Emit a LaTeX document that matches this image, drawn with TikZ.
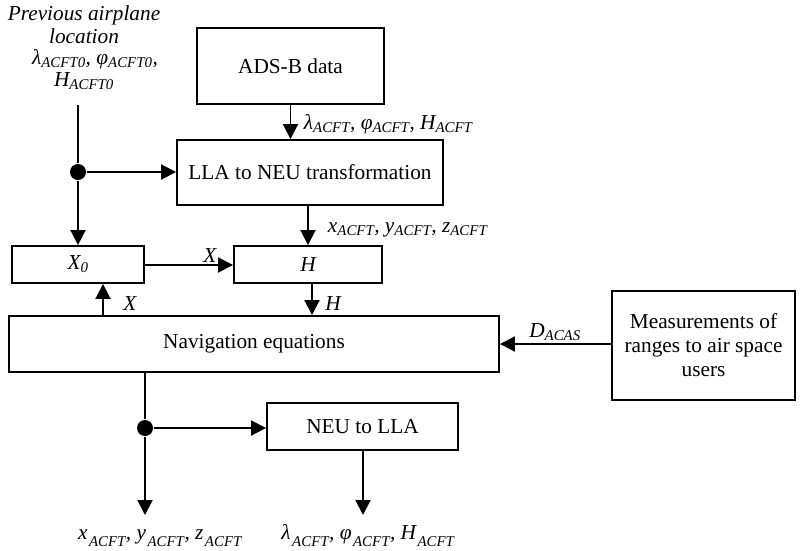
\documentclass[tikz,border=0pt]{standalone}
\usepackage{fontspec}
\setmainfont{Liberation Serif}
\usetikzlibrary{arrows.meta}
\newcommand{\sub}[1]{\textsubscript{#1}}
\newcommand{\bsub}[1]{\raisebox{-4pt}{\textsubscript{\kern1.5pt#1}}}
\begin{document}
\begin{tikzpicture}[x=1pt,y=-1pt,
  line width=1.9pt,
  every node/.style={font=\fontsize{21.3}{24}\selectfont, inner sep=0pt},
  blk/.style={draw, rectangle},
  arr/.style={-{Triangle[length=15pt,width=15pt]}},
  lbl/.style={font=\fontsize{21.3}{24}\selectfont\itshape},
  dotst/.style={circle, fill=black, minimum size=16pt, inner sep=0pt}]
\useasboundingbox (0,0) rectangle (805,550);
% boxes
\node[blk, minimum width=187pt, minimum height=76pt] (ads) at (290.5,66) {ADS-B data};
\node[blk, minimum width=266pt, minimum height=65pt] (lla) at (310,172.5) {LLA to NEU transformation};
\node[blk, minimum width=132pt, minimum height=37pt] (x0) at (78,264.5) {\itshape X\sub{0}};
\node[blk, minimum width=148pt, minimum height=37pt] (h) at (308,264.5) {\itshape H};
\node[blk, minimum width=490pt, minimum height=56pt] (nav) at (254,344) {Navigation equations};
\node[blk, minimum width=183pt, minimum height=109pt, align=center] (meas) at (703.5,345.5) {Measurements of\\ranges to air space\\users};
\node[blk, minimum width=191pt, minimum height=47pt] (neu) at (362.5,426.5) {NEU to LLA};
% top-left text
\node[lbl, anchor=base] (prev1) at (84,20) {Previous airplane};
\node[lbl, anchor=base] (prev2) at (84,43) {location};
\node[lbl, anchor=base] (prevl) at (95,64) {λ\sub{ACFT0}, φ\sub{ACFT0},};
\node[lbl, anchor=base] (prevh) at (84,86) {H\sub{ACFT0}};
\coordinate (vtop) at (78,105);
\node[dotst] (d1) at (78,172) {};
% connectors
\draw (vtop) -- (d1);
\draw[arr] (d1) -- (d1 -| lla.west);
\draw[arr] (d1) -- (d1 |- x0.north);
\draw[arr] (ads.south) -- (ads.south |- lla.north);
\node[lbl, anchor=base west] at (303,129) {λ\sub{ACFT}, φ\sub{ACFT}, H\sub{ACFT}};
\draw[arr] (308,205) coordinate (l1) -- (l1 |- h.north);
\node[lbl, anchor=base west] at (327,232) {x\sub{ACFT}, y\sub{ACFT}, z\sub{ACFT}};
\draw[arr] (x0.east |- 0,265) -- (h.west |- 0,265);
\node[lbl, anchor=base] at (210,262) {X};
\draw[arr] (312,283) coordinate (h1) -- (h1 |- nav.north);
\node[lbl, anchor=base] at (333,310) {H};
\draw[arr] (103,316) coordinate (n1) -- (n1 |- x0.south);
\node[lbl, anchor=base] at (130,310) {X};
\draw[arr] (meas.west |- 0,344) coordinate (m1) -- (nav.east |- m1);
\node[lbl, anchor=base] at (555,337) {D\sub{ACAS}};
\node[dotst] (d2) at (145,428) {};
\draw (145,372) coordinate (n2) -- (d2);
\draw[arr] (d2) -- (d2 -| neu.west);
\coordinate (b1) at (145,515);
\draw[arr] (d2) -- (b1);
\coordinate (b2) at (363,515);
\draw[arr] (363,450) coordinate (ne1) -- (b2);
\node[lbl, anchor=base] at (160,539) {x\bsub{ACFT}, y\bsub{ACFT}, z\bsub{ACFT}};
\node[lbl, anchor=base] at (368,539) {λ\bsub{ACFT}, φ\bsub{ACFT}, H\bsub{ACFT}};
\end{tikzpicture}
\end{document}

——

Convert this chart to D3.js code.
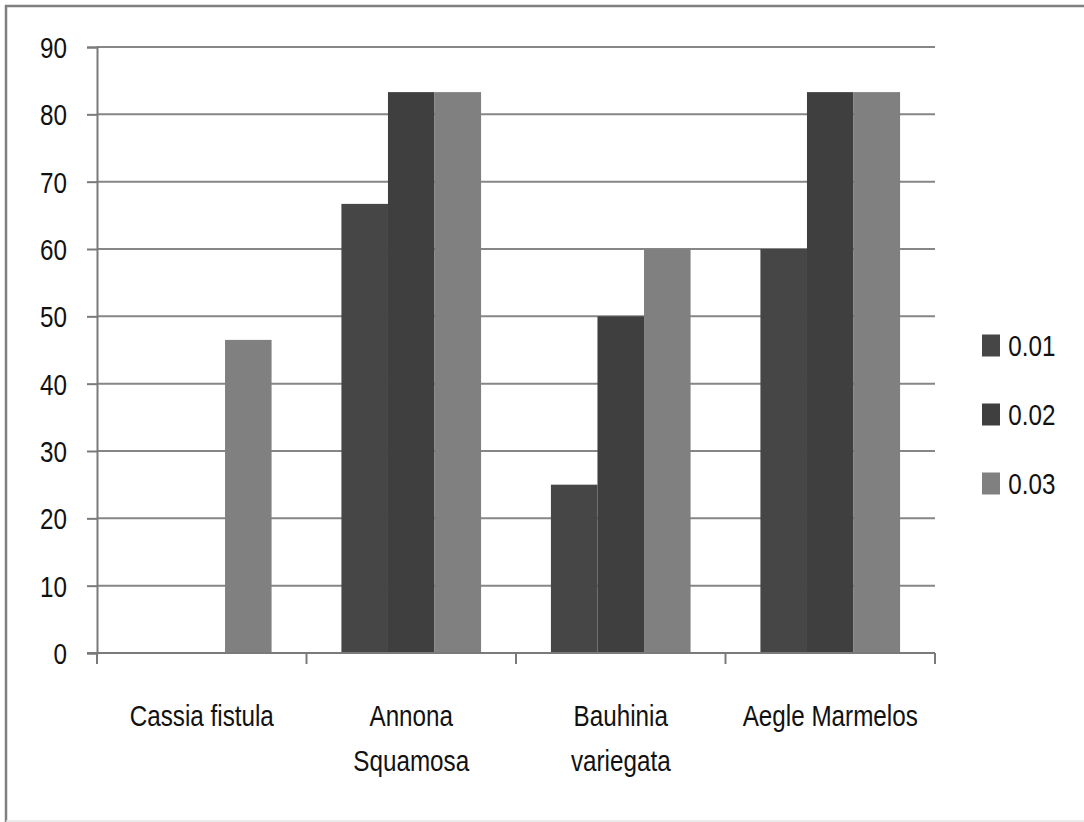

——

Go through the entries above and pull out each line with "this" in it.

Emit a LaTeX document that matches this image, drawn with TikZ.
Convert this chart to D3.js code.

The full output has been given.